2.2 Transitional License. Vectrus and its Covered Affiliates acknowledge that the licenses in Section 2.1 are transitional in nature, and that Vectrus and its Covered Affiliates shall use commercially reasonable efforts to transition away from all uses of the EXELIS Marks promptly after the Distribution Date. Vectrus and its Covered Affiliates shall not unreasonably delay until each applicable deadline set forth in Section 2.1 to accomplish the actions specified therein.
2.3 Website Disclaimer. Vectrus and its Covered Affiliates shall display on their respective websites a mutually-agreed upon disclaimer as to their lack of current affiliation with EXELIS after the Distribution Date for so long as any such website contains an EXELIS Xxxx.
3
2.4 Fair Use. Notwithstanding anything in this Agreement to the contrary, Vectrus and its Covered Affiliates may use the EXELIS Marks at all times after the Distribution Date (i) in a neutral, non-trademark use to describe the history of their business; or (ii) as required or permitted by applicable law.
2.5 Destruction. At EXELIS’s request, at the end of the time periods in Section 2.1, Vectrus shall (i) destroy or permanently modify (or cause to destroy or permanently modify) all of the materials bearing the EXELIS Marks in the possession or control of Vectrus and its Covered Affiliates that are capable of destruction or permanent modification; and/or (ii) certify in writing to EXELIS that such destruction or permanent modification is complete.
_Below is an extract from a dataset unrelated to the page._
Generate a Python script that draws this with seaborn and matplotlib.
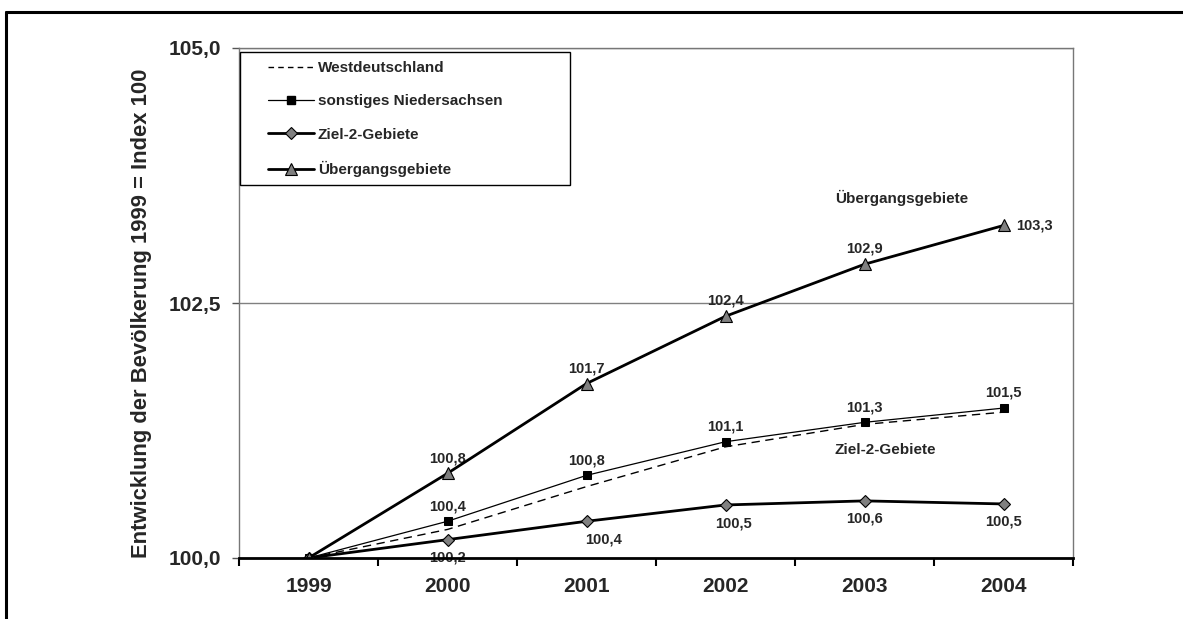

2.6 Sublicensing. Vectrus and its Covered Affiliates may sublicense the licenses in Section 2.1 without EXELIS’s consent, solely to advertisers, distributors, vendors, dealers, suppliers and other Persons for use in connection with the operation of Vectrus and its Covered Affiliates’ businesses, but not for such Persons’ unrelated use; provided that Vectrus and its Covered Affiliates had authorized or permitted such Persons to use the EXELIS Marks for such purposes prior to the Distribution Date. Vectrus and its Covered Affiliates shall terminate such authorization or permission granted according to the deadlines set forth in Section 2.1. All other sublicenses require the prior written consent of EXELIS in its sole discretion. Vectrus shall be liable to EXELIS for any act or omission by a sublicensee that would constitute a breach hereof if committed by Vectrus.
2.7 Use by Covered Affiliates. Any obligations upon, or rights granted to, Vectrus hereunder shall also apply to its Covered Affiliates. Vectrus shall be liable hereunder for any act or omission by its Covered Affiliates as if committed by Vectrus.
2.8 Reservation of Rights. All rights in the EXELIS Marks not expressly granted to Vectrus and its Covered Affiliates herein are reserved to EXELIS.
2.9 Consideration. The Parties agree that the consideration for the licenses in Section 2.1 is a portion of the consideration set forth in the Distribution Agreement, and that no further royalties are therefore due under this Agreement.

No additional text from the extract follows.